戦後、コイは貴重なタンパク源として食卓で重宝された。群馬は全国有数のコイ産地。その生産を支えたのが、豊富な水と餌となる蚕のさなぎだった。
「蚕のさなぎは栄養たっぷりで、コイが元気に育つんだ。糸を取り終えたら蚕のさなぎには使い道がないから、格安で譲ってもらえた。蚕は本当に無駄がない生きものだよ」
良質な餌と豊富な水に支えられた群馬の養鯉業だったが、1980年ごろから、衰退の兆しを見せ始める。茨城・霞ケ浦で大規模養殖が始まり、価格の安いコイが市場に出回るようになったのも要因だった。
「安価な人工飼料と、腐らない化学繊維の網が開発されて、大きな湖で大量に飼育することが可能になった。製糸が衰退して、さなぎが手に入らなくなってからは、価格面でまったく太刀打ちできなくなってしまった」
作れば作るほど赤字になるため、規模を縮小したり廃業する業者が続出。旧大胡町などに持っていた池の閉鎖を余儀なくされた。
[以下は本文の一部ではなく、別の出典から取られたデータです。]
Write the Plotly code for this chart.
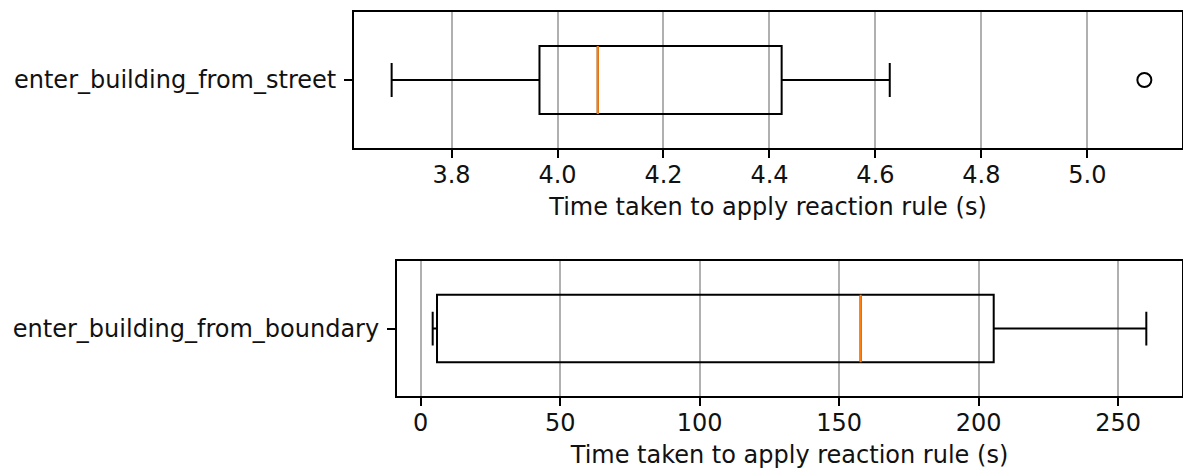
import plotly.graph_objects as go

# ---- data
rules = ["enter_building_from_street", "enter_building_from_boundary"]
q1 = [3.966, 5.85]
median = [4.076, 157.7]
q3 = [4.423, 205.4]
low_whisker = [3.687, 4.3]
high_whisker = [4.627, 260.1]
outliers = [[5.1075], []]
x_dtick = [0.2, 50]
x_format = [".1f", "d"]

W, H = 1183, 470
FONT = "DejaVu Sans"
FS = 24
BOX_W = 0.5
POS = 1

# axes frames in pixels (left, top, right, bottom)
frames = [(354, 12, 1182, 148), (397, 261, 1182, 396)]

fig = go.Figure()

for i, name in enumerate(rules):
    xa = "x" if i == 0 else f"x{i + 1}"
    ya = "y" if i == 0 else f"y{i + 1}"

    fig.add_trace(go.Box(
        y=[POS], orientation="h",
        q1=[q1[i]], median=[median[i]], q3=[q3[i]],
        lowerfence=[low_whisker[i]], upperfence=[high_whisker[i]],
        width=BOX_W, whiskerwidth=0.5,
        line=dict(color="black", width=2),
        fillcolor="rgba(0,0,0,0)",
        boxpoints=False, hoverinfo="skip",
        xaxis=xa, yaxis=ya, showlegend=False,
    ))
    # median in orange
    fig.add_trace(go.Scatter(
        x=[median[i], median[i]], y=[POS - BOX_W / 2, POS + BOX_W / 2],
        mode="lines", line=dict(color="#ff7f0e", width=2.2),
        xaxis=xa, yaxis=ya, showlegend=False, hoverinfo="skip",
    ))
    if outliers[i]:
        fig.add_trace(go.Scatter(
            x=outliers[i], y=[POS] * len(outliers[i]),
            mode="markers",
            marker=dict(symbol="circle-open", size=14, color="black",
                        line=dict(width=2, color="black")),
            xaxis=xa, yaxis=ya, showlegend=False, hoverinfo="skip",
        ))

    lo = min([low_whisker[i]] + outliers[i])
    hi = max([high_whisker[i]] + outliers[i])
    pad = (hi - lo) * 0.05

    l, t, r, b = frames[i]
    axis_common = dict(
        showline=True, linecolor="black", linewidth=2, mirror=True,
        ticks="outside", ticklen=8, tickwidth=2, tickcolor="black",
        tickfont=dict(family=FONT, size=FS, color="#111"),
        zeroline=False, automargin=False,
    )
    fig.update_layout({
        ("xaxis" if i == 0 else f"xaxis{i + 1}"): dict(
            domain=[l / W, r / W], anchor=ya,
            range=[lo - pad, hi + pad],
            dtick=x_dtick[i], tick0=0, tickformat=x_format[i],
            ticklabelstandoff=-4,
            showgrid=True, gridcolor="#b0b0b0", gridwidth=1.5,
            title=dict(text="Time taken to apply reaction rule (s)",
                       font=dict(family=FONT, size=FS, color="#111"),
                       standoff=10),
            **axis_common,
        ),
        ("yaxis" if i == 0 else f"yaxis{i + 1}"): dict(
            domain=[1 - b / H, 1 - t / H], anchor=xa,
            range=[POS - 0.5, POS + 0.5],
            tickvals=[POS], ticktext=[name],
            ticklabelstandoff=3,
            showgrid=False,
            **axis_common,
        ),
    })

fig.update_layout(
    width=W, height=H,
    margin=dict(l=0, r=0, t=0, b=0),
    paper_bgcolor="white", plot_bgcolor="white",
    font=dict(family=FONT, size=FS, color="#111"),
    showlegend=False,
)

# drop the default page margin so the figure sits at the window's corner
fig.write_html(
    "out.html",
    config={"displayModeBar": False},
    post_script="document.body.style.margin='0';document.body.style.overflow='hidden';",
)
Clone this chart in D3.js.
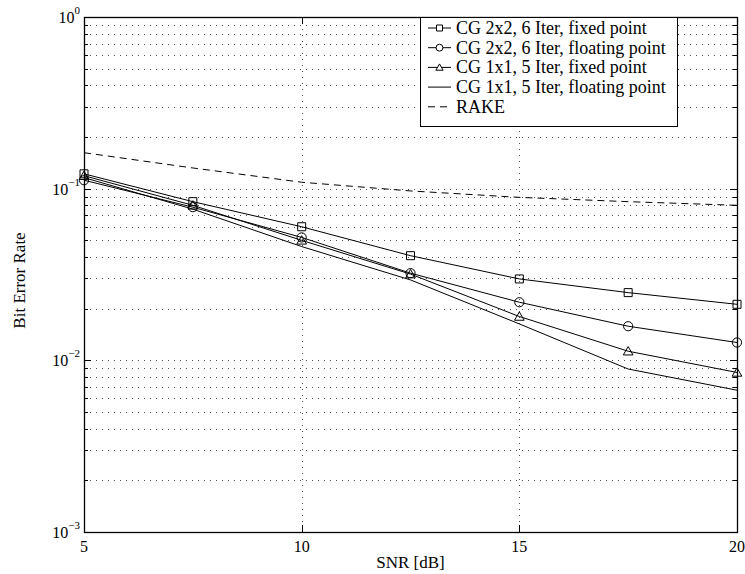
<!DOCTYPE html>
<html>
<head>
<meta charset="utf-8">
<script src="https://cdn.jsdelivr.net/npm/d3@7/dist/d3.min.js"></script>
<style>
  html, body { margin: 0; padding: 0; background: #fff; }
  svg { display: block; font-family: "Liberation Serif", "Times New Roman", serif; }
</style>
</head>
<body>
<svg id="chart" width="745" height="574"></svg>
<script>
// SNR sweep points (dB)
const snr = [5, 7.5, 10, 12.5, 15, 17.5, 20];

// Bit error rate per receiver configuration
const cg22Fixed = [0.122, 0.084, 0.060, 0.0407, 0.0298, 0.0248, 0.0212];
const cg22Float = [0.112, 0.078, 0.052, 0.0322, 0.0218, 0.0158, 0.0127];
const cg11Fixed = [0.119, 0.080, 0.050, 0.0318, 0.0180, 0.0113, 0.0085];
const cg11Float = [0.116, 0.076, 0.046, 0.0294, 0.0163, 0.0089, 0.0067];
const rake      = [0.162, 0.132, 0.109, 0.097, 0.089, 0.084, 0.080];

const seriesNames = [
  "CG 2x2, 6 Iter, fixed point",
  "CG 2x2, 6 Iter, floating point",
  "CG 1x1, 5 Iter, fixed point",
  "CG 1x1, 5 Iter, floating point",
  "RAKE"
];

const xTicks = [5, 10, 15, 20];
const yDecades = [-3, -2, -1, 0];

const series = [
  { name: seriesNames[0], values: cg22Fixed, marker: "square", dash: null },
  { name: seriesNames[1], values: cg22Float, marker: "circle", dash: null },
  { name: seriesNames[2], values: cg11Fixed, marker: "triangle", dash: null },
  { name: seriesNames[3], values: cg11Float, marker: null, dash: null },
  { name: seriesNames[4], values: rake, marker: null, dash: "7,5" }
];

const plotL = 84, plotR = 737, plotT = 17, plotB = 532;
const svg = d3.select("#chart");

const x = d3.scaleLinear().domain([5, 20]).range([plotL, plotR]);
const y = d3.scaleLog().domain([1e-3, 1]).range([plotB, plotT]);

// Dotted grid
const grid = svg.append("g")
  .attr("stroke", "#000").attr("stroke-width", 1)
  .attr("stroke-dasharray", "1,5").attr("opacity", 0.7)
  .attr("shape-rendering", "crispEdges");

const yGridVals = [];
for (let e = -3; e < 0; e++) {
  for (let m = 1; m <= 9; m++) {
    const v = m * Math.pow(10, e);
    if (v > 1e-3 && v < 1) yGridVals.push(v);
  }
}
grid.selectAll("line.h").data(yGridVals).join("line").attr("class", "h")
  .attr("x1", plotL).attr("x2", plotR)
  .attr("y1", d => Math.round(y(d)) + 0.5).attr("y2", d => Math.round(y(d)) + 0.5);
grid.selectAll("line.v").data(xTicks.slice(1, -1)).join("line").attr("class", "v")
  .attr("x1", d => Math.round(x(d)) + 0.5).attr("x2", d => Math.round(x(d)) + 0.5)
  .attr("y1", plotT).attr("y2", plotB);

// Ticks on all four sides (inward)
const ticks = svg.append("g").attr("stroke", "#000").attr("stroke-width", 1)
  .attr("shape-rendering", "crispEdges");
yGridVals.forEach(v => {
  const isMajor = Math.abs(Math.log10(v) - Math.round(Math.log10(v))) < 1e-9;
  const len = isMajor ? 7 : 4;
  const yy = Math.round(y(v)) + 0.5;
  ticks.append("line").attr("x1", plotL).attr("x2", plotL + len).attr("y1", yy).attr("y2", yy);
  ticks.append("line").attr("x1", plotR).attr("x2", plotR - len).attr("y1", yy).attr("y2", yy);
});
xTicks.forEach(t => {
  const xx = Math.round(x(t)) + 0.5;
  ticks.append("line").attr("x1", xx).attr("x2", xx).attr("y1", plotB).attr("y2", plotB - 7);
  ticks.append("line").attr("x1", xx).attr("x2", xx).attr("y1", plotT).attr("y2", plotT + 7);
});

// Series lines
const line = d3.line().x((d, i) => x(snr[i])).y(d => y(d));
const lines = svg.append("g");
series.forEach(s => {
  lines.append("path")
    .attr("d", line(s.values))
    .attr("fill", "none").attr("stroke", "#000").attr("stroke-width", 1)
    .attr("stroke-dasharray", s.dash);
});

// Marker shapes
function markerPath(type, r) {
  if (type === "square") return `M${-r},${-r}H${r}V${r}H${-r}Z`;
  if (type === "circle") return d3.arc()({ innerRadius: 0, outerRadius: r, startAngle: 0, endAngle: 2 * Math.PI });
  if (type === "triangle") return `M0,${-r * 1.05}L${r * 1.1},${r * 0.85}L${-r * 1.1},${r * 0.85}Z`;
  return "";
}
const markerR = { square: 4, circle: 4.6, triangle: 4.4 };
series.filter(s => s.marker).forEach(s => {
  svg.append("g").selectAll("path").data(s.values).join("path")
    .attr("transform", (d, i) => `translate(${x(snr[i])},${y(d)})`)
    .attr("d", markerPath(s.marker, markerR[s.marker]))
    .attr("fill", "none").attr("stroke", "#000").attr("stroke-width", 1);
});

// Axes frame
svg.append("rect")
  .attr("x", plotL + 0.5).attr("y", plotT + 0.5)
  .attr("width", plotR - plotL).attr("height", plotB - plotT)
  .attr("fill", "none").attr("stroke", "#000").attr("stroke-width", 1.3);

// Y tick labels (powers of ten)
const yLab = svg.append("g").attr("fill", "#000");
yDecades.forEach(e => {
  const t = yLab.append("text")
    .attr("x", 80).attr("y", y(Math.pow(10, e)) + 6)
    .attr("text-anchor", "end").attr("font-size", 16);
  t.append("tspan").text("10");
  t.append("tspan").attr("dy", -9).attr("font-size", 11).text(e === 0 ? "0" : "\u2212" + (-e));
});

// X tick labels
svg.append("g").selectAll("text").data(xTicks).join("text")
  .attr("x", d => x(d)).attr("y", 552)
  .attr("text-anchor", "middle").attr("font-size", 16)
  .text(d => d);

// Axis titles
svg.append("text").attr("x", (plotL + plotR) / 2).attr("y", 568)
  .attr("text-anchor", "middle").attr("font-size", 17).text("SNR [dB]");
svg.append("text").attr("transform", `translate(25,${(plotT + plotB) / 2 + 6}) rotate(-90)`)
  .attr("text-anchor", "middle").attr("font-size", 17).text("Bit Error Rate");

// Legend
const lg = svg.append("g");
lg.append("rect").attr("x", 420.5).attr("y", plotT + 0.5).attr("width", 257).attr("height", 109)
  .attr("fill", "#fff").attr("stroke", "#000").attr("stroke-width", 1);
series.forEach((s, i) => {
  const cy = 28 + i * 19.7;
  lg.append("line").attr("x1", 428).attr("x2", 451).attr("y1", cy).attr("y2", cy)
    .attr("stroke", "#000").attr("stroke-width", 1).attr("stroke-dasharray", s.dash);
  if (s.marker) {
    lg.append("path").attr("transform", `translate(439.5,${cy})`)
      .attr("d", markerPath(s.marker, markerR[s.marker] * 0.75))
      .attr("fill", "#fff").attr("stroke", "#000").attr("stroke-width", 1);
  }
  lg.append("text").attr("x", 456).attr("y", cy + 6).attr("font-size", 18).text(s.name);
});
</script>
</body>
</html>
さらに、近年のコイヘルペスウイルス(KHV)は、養鯉業に深刻な打撃を与え、最盛期には市内に50軒以上あった業者も現在4、5軒まで減少。山岸さんも昨年12月にとうとう店を畳むことになった。
池から水を抜いた今は、玉村町に住む娘夫婦の元で暮らしながら、たまに出掛けては残った道具の後片付けをする日々を過ごす。